Вообще же после возвращения в Петербург Наталья Николаев­на повела очень уединенный образ жизни, не бывала, за исключе­нием салона Карамзиных, который так часто посещала вместе с Пушкиным, ни на светских приемах, ни в театре. В то же время она всячески пыталась окружить себя близкими Пушкину людьми, такими, как П. А. Плетнев, П. А. Вяземский (еще с лицейских пуш­кинских лет бывший его личным и литературным другом, который стал теперь завсегдатаем в ее доме, посетил ее в Михайловском и даже поддался ее женскому обаянию, как говорили, "волочился за ней") и, в особенности, наиболее любимый Пушкиным в послед­ние годы его жизни П. В. Нащокин и его жена. "Пушкина всегда трогает меня своею привязанностью", говоря, "как ценит дружбу ко мне мужа", писал Плетнев тогда же. Повторила она свое горячее желание продолжать самые дружеские отношения с ним и по­сле выхода замуж за Ланского, во время традиционного свадебно­го визита к нему, приехав, однако, не так, как полагалось по этике­ту для новобрачных, не вдвоем, а одна. Плетнев очень обиделся за это на Ланского, не поняв, что со стороны Натальи Николаевны (можно не сомневаться, что именно она проявила здесь инициати­ву) это было подсказано столь присущим ей особым сердечным тактом - опасением, что появление ее - счастливой - вместе с новым - счастливым - супругом может причинить боль другу поэта.

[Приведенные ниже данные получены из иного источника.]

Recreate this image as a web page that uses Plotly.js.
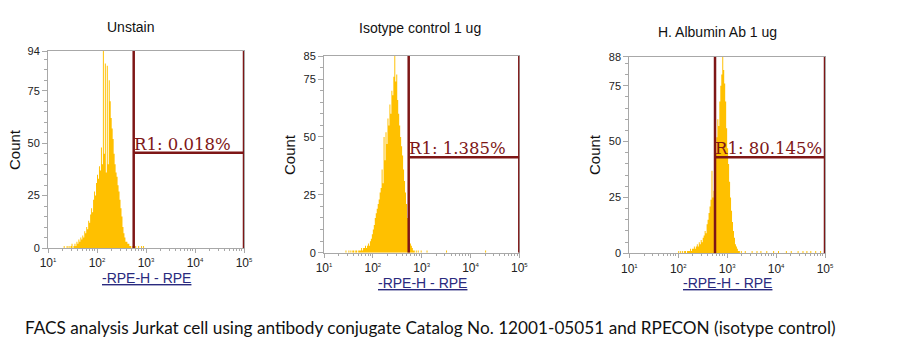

Примерно с такой же, если еще не большей, неохотой, как в свете, Наталья Николаевна снова стала появляться и при дворе, когда император и императрица опять пожелали украсить ее при­сутствием свои балы и приемы; а вовсе уклониться от этого, конеч­но, было немыслимо. Напомню, что и после брака с Пушкиным она, как известно, очень не хотела, и отнюдь не только по робо­сти, как считала ее свекровь, уверяя, что это скоро пройдет, сбли­жения с императорской четой и двором, но силой обстоятельств и стремлением Пушкина ни в чем не лишать свою юную и прекрас­ную "женку" она вынуждена была все же пойти на это. Весьма оживленная, полная развлечений великосветская жизнь, которую вследствие этого ей пришлось повести, ее молодость, преклоне­ние перед ее красотой, блистательные светские и придворные триумфы, бесчисленные поклонники - все это на какое-то время могло вскружить ей голову. Но под влиянием того чуть не разорвавшего ее душу в клочья удара, который на нее внезапно обру­шился в 1837 году и который навсегда оставил на ней свои следы, первоначальные, исконно свойственные ее натуре черты стали проявляться с еще большей силой.